16 October 2017
- Don’t punish the old to help the young – panic policy changes have political dangers
- Let’s focus on policies that are fairer across all age ranges
- Better to address problems of housing or student debt directly
- And take the opportunity to prepare for social care costs that will burden younger people
Don’t repeat Manifesto errors: Today’s newspaper reports of potential Budget measures to please younger voters seem fraught with danger. The suggestion that older people should be punished to provide more money for the young could harbour potentially lethal political damage. The Tories core voters are older people, it would be rash in the extreme to risk alienating them in the coming Budget. The lesson from the Election Manifesto is that punishing the old is not a sensible way to attract younger voters, but is a recipe for losing support of older generations.

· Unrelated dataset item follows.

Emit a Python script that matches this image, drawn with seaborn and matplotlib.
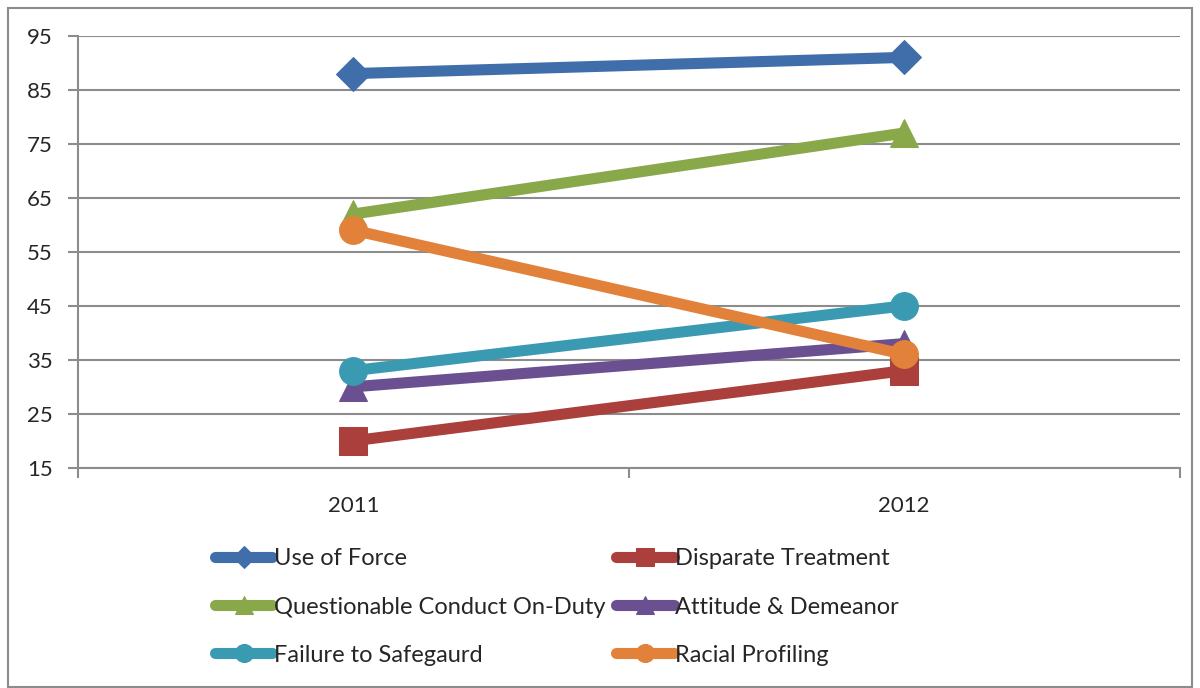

Age is not a reliable indicator of wealth, health or ability to pay: Some young people are earning huge sums, some older people are and always have been living on extremely low incomes. Favouring one age group will potentially alienate others. For example, specially reduced taxes for 20- or 30-somethings will feel unfair to low paid, just-about-managing families in their 40s or 50s.
Housing costs and student debts should be addressed directly: Many of the young are definitely struggling with student debts and also with housing costs (but so are older people). Just cutting taxes for particular age groups will not solve the root causes of the problems. Student debt repayment plans, lowering the 6.1% interest rate and offering shorter university courses would help.

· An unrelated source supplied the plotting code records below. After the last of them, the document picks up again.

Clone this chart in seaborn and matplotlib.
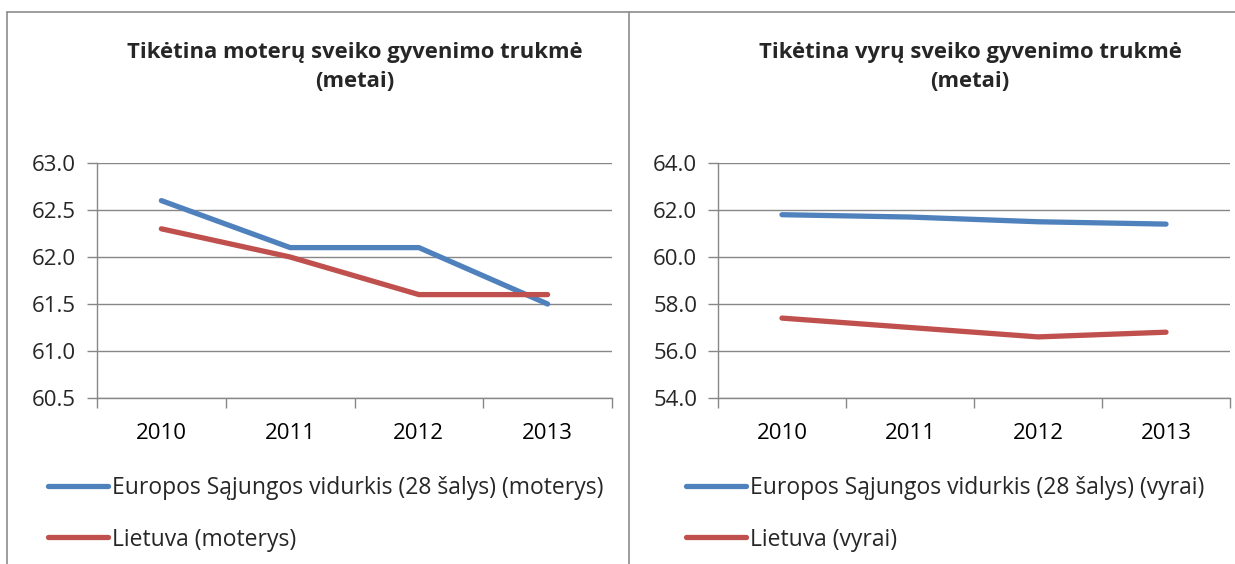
import matplotlib.pyplot as plt
import pandas as pd
import seaborn as sns
from matplotlib.lines import Line2D

years = ['2010', '2011', '2012', '2013']
eu_women = [62.6, 62.1, 62.1, 61.5]
lt_women = [62.3, 62.0, 61.6, 61.6]
eu_men = [61.8, 61.7, 61.5, 61.4]
lt_men = [57.4, 57.0, 56.6, 56.8]

titles = ['Tikėtina moterų sveiko gyvenimo trukmė\n(metai)',
          'Tikėtina vyrų sveiko gyvenimo trukmė\n(metai)']
labels_women = ['Europos Sąjungos vidurkis (28 šalys) (moterys)', 'Lietuva (moterys)']
labels_men = ['Europos Sąjungos vidurkis (28 šalys) (vyrai)', 'Lietuva (vyrai)']

BLUE = '#4F81BD'
RED = '#C0504D'
GRID = '#878787'

sns.set_style('white')
plt.rcParams['font.family'] = ['Open Sans', 'DejaVu Sans']

W, H = 1235, 564
fig = plt.figure(figsize=(W / 100, H / 100), dpi=100)


def make_frame(series, labels):
    rows = []
    for name, vals in zip(labels, series):
        for i, v in enumerate(vals):
            rows.append({'pos': i, 'value': v, 'series': name})
    return pd.DataFrame(rows)


def draw(rect, series, labels, ylim, ystep, title, title_x, leg_x):
    ax = fig.add_axes(rect)
    df = make_frame(series, labels)
    sns.lineplot(data=df, x='pos', y='value', hue='series', hue_order=labels,
                 palette=[BLUE, RED], linewidth=3.8, sort=False, legend=False, ax=ax)
    for ln in ax.lines:
        ln.set_solid_capstyle('round')
        ln.set_solid_joinstyle('round')
    ax.set_xlim(-0.5, len(years) - 0.5)
    ax.set_ylim(*ylim)
    yt = [ylim[0] + k * ystep for k in range(int(round((ylim[1] - ylim[0]) / ystep)) + 1)]
    ax.set_yticks(yt)
    ax.set_yticklabels([f'{v:.1f}' for v in yt])
    ax.set_xticks(range(len(years)))
    ax.set_xticklabels(years)
    ax.set_xticks([i - 0.5 for i in range(len(years) + 1)], minor=True)
    ax.tick_params(axis='x', which='major', length=0, pad=18, labelsize=16, colors='black')
    ax.tick_params(axis='x', which='minor', length=7, width=1, color=GRID, direction='out', bottom=True)
    ax.tick_params(axis='y', length=7, width=1, color=GRID, direction='out', pad=8,
                   labelsize=16, left=True)
    ax.yaxis.grid(True, color=GRID, linewidth=1)
    ax.set_axisbelow(True)
    for s in ['top', 'right']:
        ax.spines[s].set_visible(False)
    for s in ['left', 'bottom']:
        ax.spines[s].set_color(GRID)
        ax.spines[s].set_linewidth(1)
    ax.set_xlabel('')
    ax.set_ylabel('')
    fig.text(title_x / W, 1 - 67 / H, title, ha='center', va='center',
             fontsize=15.8, fontweight='bold', linespacing=1.45)
    ax.legend(ax.lines[:2], labels, loc='upper left',
              bbox_to_anchor=(leg_x / W, 1 - 476 / H), bbox_transform=fig.transFigure,
              frameon=False, fontsize=16.5, handlelength=2.6, handletextpad=0.2,
              labelspacing=1.2, borderpad=0, borderaxespad=0)
    return ax


draw([97 / W, 1 - 398 / H, 515 / W, 235 / H], [eu_women, lt_women], labels_women,
     (60.5, 63.0), 0.5, titles[0], 355, 48)
draw([718 / W, 1 - 398 / H, 512 / W, 235 / H], [eu_men, lt_men], labels_men,
     (54.0, 64.0), 2.0, titles[1], 970, 686)

# chart frames
frame_kw = dict(color='#8c8c8c', linewidth=1.2, transform=fig.transFigure)
fig.add_artist(Line2D([7 / W, 1], [1 - 12 / H, 1 - 12 / H], **frame_kw))
fig.add_artist(Line2D([7 / W, 7 / W], [0, 1 - 12 / H], **frame_kw))
fig.add_artist(Line2D([629 / W, 629 / W], [0, 1 - 12 / H], **frame_kw))

fig.savefig('out.png', dpi=100)
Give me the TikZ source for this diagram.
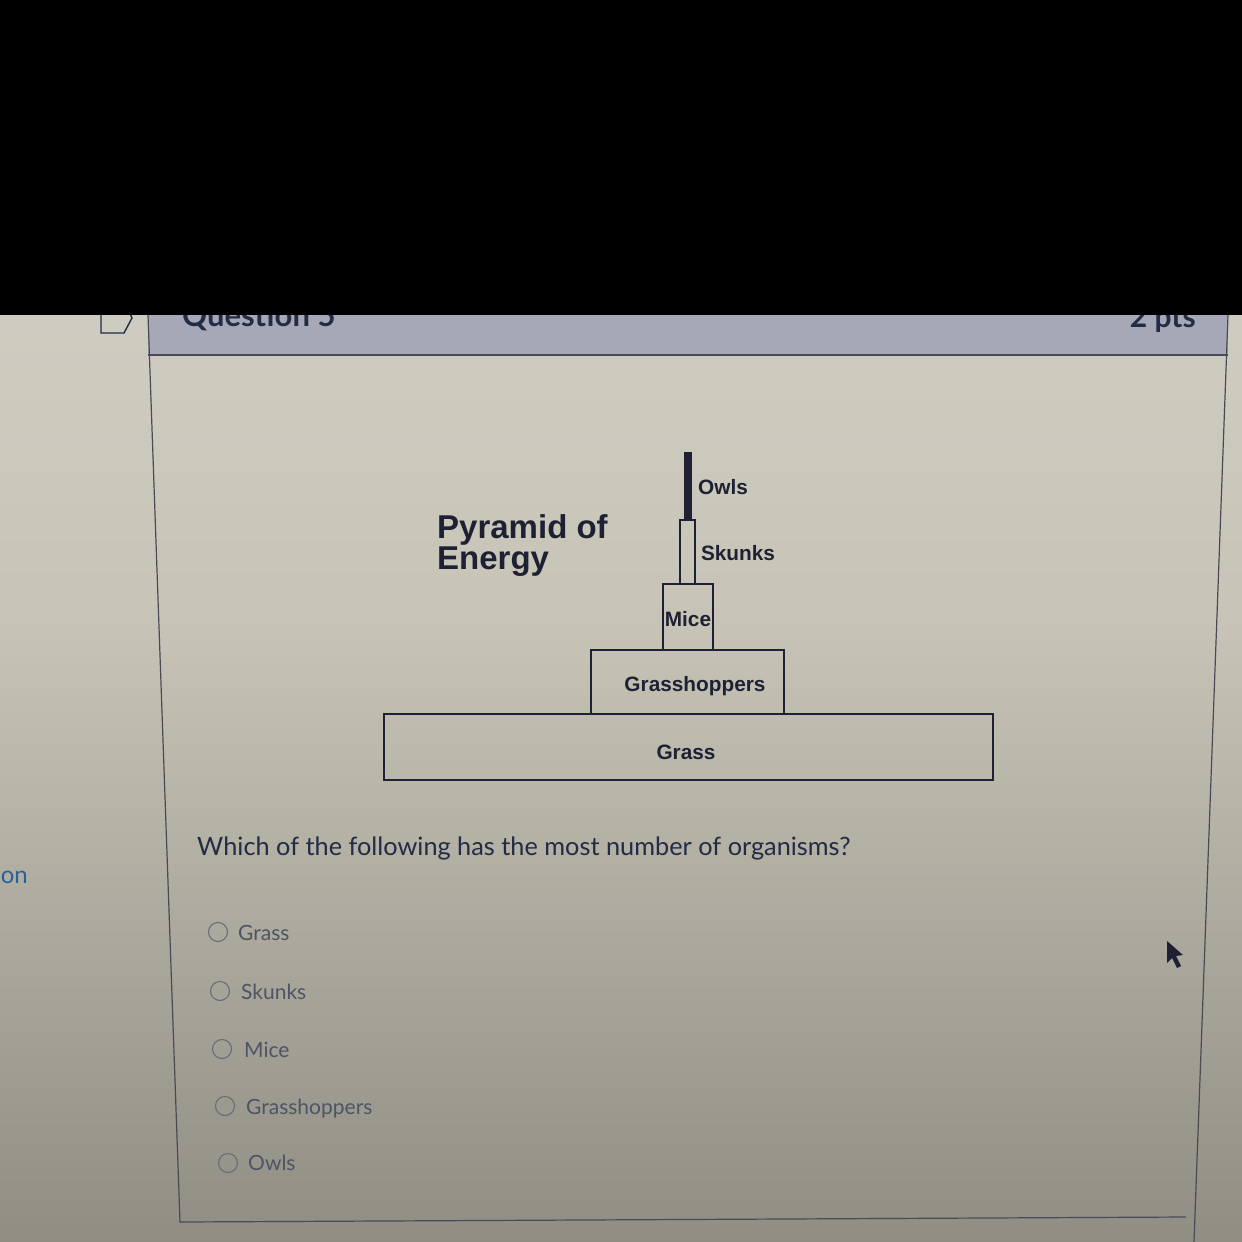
\documentclass[tikz,border=0pt]{standalone}
\usepackage{fontspec}
\setmainfont{Liberation Sans}
\newfontfamily\lato{Lato}
\definecolor{ink}{HTML}{1E2133}
\definecolor{navy}{HTML}{232B45}
\definecolor{optc}{HTML}{4F5366}
\definecolor{radc}{HTML}{6A6C78}
\definecolor{hdr}{HTML}{A7A8B7}
\definecolor{bgtop}{HTML}{D6D4CA}
\definecolor{bgmid}{HTML}{C7C4B7}
\definecolor{bgbot}{HTML}{908D83}
\definecolor{rule}{HTML}{4A4A55}
\definecolor{linkc}{HTML}{2C5E9A}
\begin{document}
\begin{tikzpicture}[x=1pt,y=-1pt,
  pyrbox/.style={draw=ink, line width=1.8pt, inner sep=0, outer sep=0},
  lbl/.style={font=\fontsize{20.8}{24}\selectfont\bfseries, text=ink, inner sep=0},
  title/.style={font=\fontsize{33}{33}\selectfont\bfseries, text=ink, inner sep=0, anchor=base west},
  opt/.style={font=\lato\fontsize{21}{24}\selectfont, text=optc, inner sep=0, anchor=base west},
  radio/.style={circle, draw=radc, line width=1.1pt, minimum size=19pt, inner sep=0},
  border/.style={draw=rule, line width=1.2pt}]
\useasboundingbox (0,0) rectangle (1242,1242);
% background
\shade[top color=bgtop, bottom color=bgbot, middle color=bgmid] (0,0) rectangle (1242,1242);
% header bar
\fill[hdr] (148,315) rectangle (1228,355);
\draw[border] (148,355) -- (1228,355);
\draw[border] (148,315) -- (180,1222) -- (1186,1217);
\draw[border] (1228,315) -- (1194,1242);
% flag icon
\draw[navy, line width=1.4pt] (101,300) -- (124,300) -- (132,318) -- (124,333) -- (101,333) -- cycle;
\node[font=\lato\bfseries\fontsize{31}{31}\selectfont, text=navy, inner sep=0, anchor=base west] (qtitle) at (182,326) {Question 5};
\node[font=\lato\bfseries\fontsize{30}{30}\selectfont, text=navy, inner sep=0, anchor=base east] (pts) at (1196,327) {2 pts};
% black top
\fill[black] (0,0) rectangle (1242,315);
% pyramid
\node[pyrbox, minimum width=609pt, minimum height=66pt] (grassbox) at (688.5,747) {};
\node[pyrbox, minimum width=193pt, minimum height=64pt] (hopbox) at (687.5,682) {};
\node[pyrbox, minimum width=50pt, minimum height=66pt] (micebox) at (688,617) {};
\node[pyrbox, minimum width=15pt, minimum height=64pt] (skunkbox) at (687.5,552) {};
\node[pyrbox, fill=ink, minimum width=6pt, minimum height=67pt] (owlbox) at (688,486.5) {};
\node[lbl] (owls) at (723,487) {Owls};
\node[lbl] (skunks) at (738,553) {Skunks};
\node[lbl] (mice) at (688,619) {Mice};
\node[lbl] (hop) at (695,686) {Grasshoppers};
\node[lbl] (grass) at (686,752) {Grass};
\node[title] (pyr1) at (437,538) {Pyramid of};
\node[title] (pyr2) at (437,569) {Energy};
% question
\node[font=\lato\fontsize{25.3}{28}\selectfont, text=navy, inner sep=0, anchor=base west] (q) at (197,855) {Which of the following has the most number of organisms?};
\node[font=\lato\fontsize{24}{28}\selectfont, text=linkc, inner sep=0, anchor=base east] (on) at (28,883) {on};
% options
\node[radio] (r1) at (218,932) {};
\node[radio] (r2) at (220,991) {};
\node[radio] (r3) at (222,1049) {};
\node[radio] (r4) at (225,1106) {};
\node[radio] (r5) at (228,1163) {};
\node[opt] (o1) at (238,940) {Grass};
\node[opt] (o2) at (241,999) {Skunks};
\node[opt] (o3) at (244,1057) {Mice};
\node[opt] (o4) at (246,1114) {Grasshoppers};
\node[opt] (o5) at (248,1170) {Owls};
% cursor
\fill[ink] (1167,941) -- (1167,963) -- (1172,958) -- (1177,968) -- (1181,966) -- (1176,956) -- (1183,955) -- cycle;
\end{tikzpicture}
\end{document}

Build more suitable new housing: Britain has not built enough new homes to support its rising population and councils lack sufficient social housing to ensure those who need such accommodation can find it. Also, many older people would like to downsize from a larger family home once children move out, but cannot find attractive new homes to move to. Encouraging more suitable age-appropriate housing, as well as ensuring older people can still access mortgages if they need to, could help housing affordability issues for younger families by increasing supply.

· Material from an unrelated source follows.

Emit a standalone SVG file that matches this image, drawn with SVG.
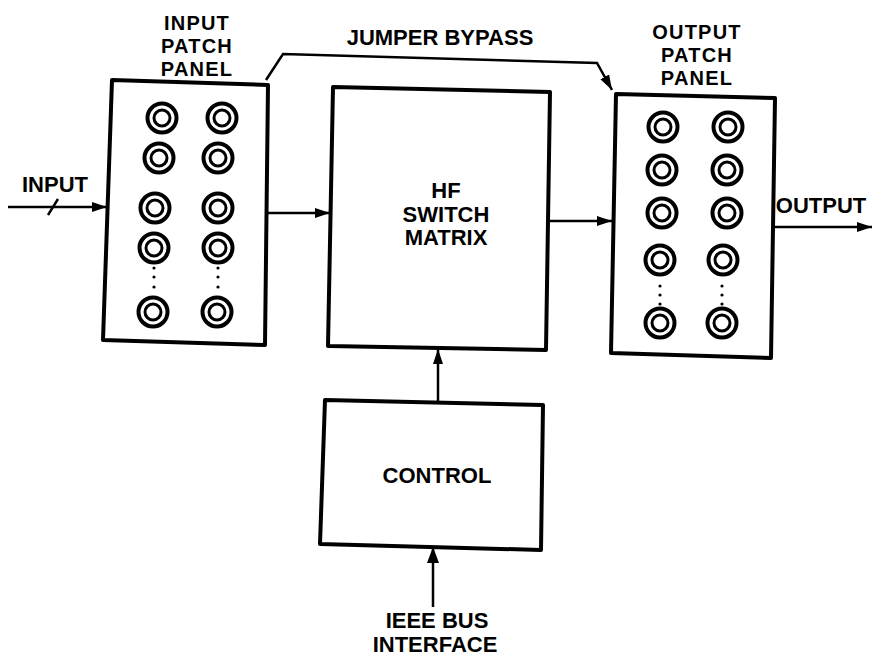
<svg xmlns="http://www.w3.org/2000/svg" width="875" height="658" viewBox="0 0 875 658">
<defs>
<marker id="ah" markerUnits="userSpaceOnUse" markerWidth="16" markerHeight="12" refX="15" refY="5" orient="auto">
<path d="M0,0 L15,5 L0,10 z" fill="#000"/>
</marker>
<marker id="ahb" markerUnits="userSpaceOnUse" markerWidth="18" markerHeight="14" refX="16" refY="6" orient="auto">
<path d="M0,0 L16,6 L0,12 z" fill="#000"/>
</marker>
</defs>
<style>
.box{fill:#fff;stroke:#000;stroke-width:4;stroke-linejoin:round}
.lbl{font-family:"Liberation Sans",Arial,sans-serif;font-weight:bold;font-size:22px;fill:#000;text-anchor:middle}
.stk{font-size:20px;letter-spacing:1.2px}
.jo{fill:none;stroke:#000;stroke-width:4}
.ji{fill:none;stroke:#000;stroke-width:3}
.dot{fill:#000}
.conn{fill:none;stroke:#000;stroke-width:2.5}
</style>
<rect width="875" height="658" fill="#fff"/>
<g id="connectors">
<line class="conn" x1="8" y1="207" x2="107" y2="207" marker-end="url(#ah)"/>
<line class="conn" x1="48" y1="215" x2="58" y2="199"/>
<line class="conn" x1="267" y1="213" x2="330" y2="213" marker-end="url(#ah)"/>
<line class="conn" x1="548" y1="221" x2="612" y2="221" marker-end="url(#ah)"/>
<line class="conn" x1="773" y1="227" x2="872" y2="227" marker-end="url(#ah)"/>
<polyline class="conn" points="266,80 283,54 597,63 612,90" marker-end="url(#ah)"/>
<line class="conn" x1="438" y1="402" x2="438" y2="349" marker-end="url(#ah)"/>
<line class="conn" x1="433" y1="607" x2="433" y2="547" stroke-width="5" marker-end="url(#ahb)"/>
<text class="lbl" x="55" y="192">INPUT</text>
<text class="lbl" x="440" y="45">JUMPER BYPASS</text>
<text class="lbl" x="821" y="213">OUTPUT</text>
<text class="lbl" x="437" y="628">IEEE BUS</text>
<text class="lbl" x="435" y="652">INTERFACE</text>
</g>
<g id="input-patch-panel">
<polygon class="box" points="112,80 268,85 265,345 103,340"/>
<text class="lbl stk" x="197" y="30">INPUT</text>
<text class="lbl stk" x="197" y="53">PATCH</text>
<text class="lbl stk" x="197" y="76">PANEL</text>
<g>
<circle class="jo" cx="162" cy="118" r="14.5"/><circle class="ji" cx="162" cy="118" r="8"/>
<circle class="jo" cx="159" cy="158" r="14.5"/><circle class="ji" cx="159" cy="158" r="8"/>
<circle class="jo" cx="155" cy="208" r="14.5"/><circle class="ji" cx="155" cy="208" r="8"/>
<circle class="jo" cx="154" cy="248" r="14.5"/><circle class="ji" cx="154" cy="248" r="8"/>
<circle class="jo" cx="153" cy="312" r="14.5"/><circle class="ji" cx="153" cy="312" r="8"/>
<circle class="dot" cx="154" cy="268" r="1.6"/><circle class="dot" cx="154" cy="277" r="1.6"/><circle class="dot" cx="154" cy="287" r="1.6"/>
<circle class="jo" cx="222" cy="118" r="14.5"/><circle class="ji" cx="222" cy="118" r="8"/>
<circle class="jo" cx="218" cy="158" r="14.5"/><circle class="ji" cx="218" cy="158" r="8"/>
<circle class="jo" cx="218" cy="208" r="14.5"/><circle class="ji" cx="218" cy="208" r="8"/>
<circle class="jo" cx="218" cy="248" r="14.5"/><circle class="ji" cx="218" cy="248" r="8"/>
<circle class="jo" cx="217" cy="312" r="14.5"/><circle class="ji" cx="217" cy="312" r="8"/>
<circle class="dot" cx="218" cy="268" r="1.6"/><circle class="dot" cx="218" cy="277" r="1.6"/><circle class="dot" cx="218" cy="287" r="1.6"/>
</g>
</g>
<g id="hf-switch-matrix">
<polygon class="box" points="333,87 550,92 546,350 328,346"/>
<text class="lbl" x="446" y="198">HF</text>
<text class="lbl" x="446" y="222">SWITCH</text>
<text class="lbl" x="446" y="245">MATRIX</text>
</g>
<g id="output-patch-panel">
<polygon class="box" points="616,94 775,98 771,358 611,353"/>
<text class="lbl stk" x="697" y="39">OUTPUT</text>
<text class="lbl stk" x="697" y="62">PATCH</text>
<text class="lbl stk" x="697" y="85">PANEL</text>
<g>
<circle class="jo" cx="663" cy="127" r="14.5"/><circle class="ji" cx="663" cy="127" r="8"/>
<circle class="jo" cx="662" cy="170" r="14.5"/><circle class="ji" cx="662" cy="170" r="8"/>
<circle class="jo" cx="662" cy="213" r="14.5"/><circle class="ji" cx="662" cy="213" r="8"/>
<circle class="jo" cx="660" cy="260" r="14.5"/><circle class="ji" cx="660" cy="260" r="8"/>
<circle class="jo" cx="660" cy="323" r="14.5"/><circle class="ji" cx="660" cy="323" r="8"/>
<circle class="dot" cx="660" cy="286" r="1.6"/><circle class="dot" cx="660" cy="295" r="1.6"/><circle class="dot" cx="660" cy="304" r="1.6"/>
<circle class="jo" cx="728" cy="127" r="14.5"/><circle class="ji" cx="728" cy="127" r="8"/>
<circle class="jo" cx="727" cy="170" r="14.5"/><circle class="ji" cx="727" cy="170" r="8"/>
<circle class="jo" cx="727" cy="213" r="14.5"/><circle class="ji" cx="727" cy="213" r="8"/>
<circle class="jo" cx="723" cy="260" r="14.5"/><circle class="ji" cx="723" cy="260" r="8"/>
<circle class="jo" cx="722" cy="323" r="14.5"/><circle class="ji" cx="722" cy="323" r="8"/>
<circle class="dot" cx="722" cy="286" r="1.6"/><circle class="dot" cx="722" cy="295" r="1.6"/><circle class="dot" cx="722" cy="304" r="1.6"/>
</g>
</g>
<g id="control">
<polygon class="box" points="325,400 543,405 541,550 320,544"/>
<text class="lbl" x="437" y="483">CONTROL</text>
</g>
</svg>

Incentivise institutional assets to invest in social housing: Quantitative Easing has inflated asset prices, including housing, which has also increased rents. The Budget could incentivise institutions to invest in ‘build to rent’ property, at little or no cost to the Exchequer, with time limited availability of landbanks for construction projects of this kind. This could reduce rental costs for old and young and provide better returns than currently available on other assets.
Pensions tax relief reform could offer flat-rate incentives and remove Lifetime Allowance – but now is probably not the time: Pension incentives of tax relief are extremely complex and poorly understood. In fact, non-taxpayers can receive a 25% bonus on their pension savings, even though they pay no tax, which is a highly progressive measure to help lower earners, who are often younger. People earning over £45,000 receive more than 66% bonus on their pension contributions. This is clearly far more generous than the 25% available for lower earners, but this impact is not determined by age, it depends on your income and is based around the tax system. Reform of tax relief has usually focused on paying the same bonus to everyone, which would boost the incentives and pensions of lower and average earners rather than helping certain age groups. Such a radical change would actually help women more than men, young more than old and low earners rather than higher earners, but would not discriminate by age. A quid pro quo for reducing the taxpayer bonus to higher earners’ pensions could be to remove the illogical lifetime allowance on pension accruals which threaten to punish those whose funds perform particularly well.
Another major inter-generational issue is the crisis in social care: Currently, younger generations face being burdened by huge costs of elderly care for babyboomers who run out of money by the time they reach their 80s. The Chancellor would be well-advised to introduce measures to encourage older people who do have money in pensions or ISAs or valuable properties, to earmark a specified sum – say £100,000 – that would cover them if they need care. This would be each individual’s maximum contribution towards their care, after which the State would pick up the costs. Incentives to help older people use their pensions or ISAs to build up a later life care fund – by allocating money that could be passed on free of inheritance tax as long as it provided a care fund for the inheritors or withdrawn from pension funds tax-free – would finally start addressing this crisis. Neither Government, nor individuals have set aside any money for care. The longer the Government delays in addressing this issue, the more older people will fail to prepare for the potential costs. Ultimately, National Insurance might help with these societal risks, but there has been a major failure of successive Governments to prepare for the well-known future burden. The costs of care should not be borne wholly by who need it, but every family should contribute to the costs and those lucky enough not to need it will help pay for those who do.
I urge the Chancellor to avoid knee-jerk panic tax changes that could alienate older voters. Let’s focus on policies that are fairer across all age ranges.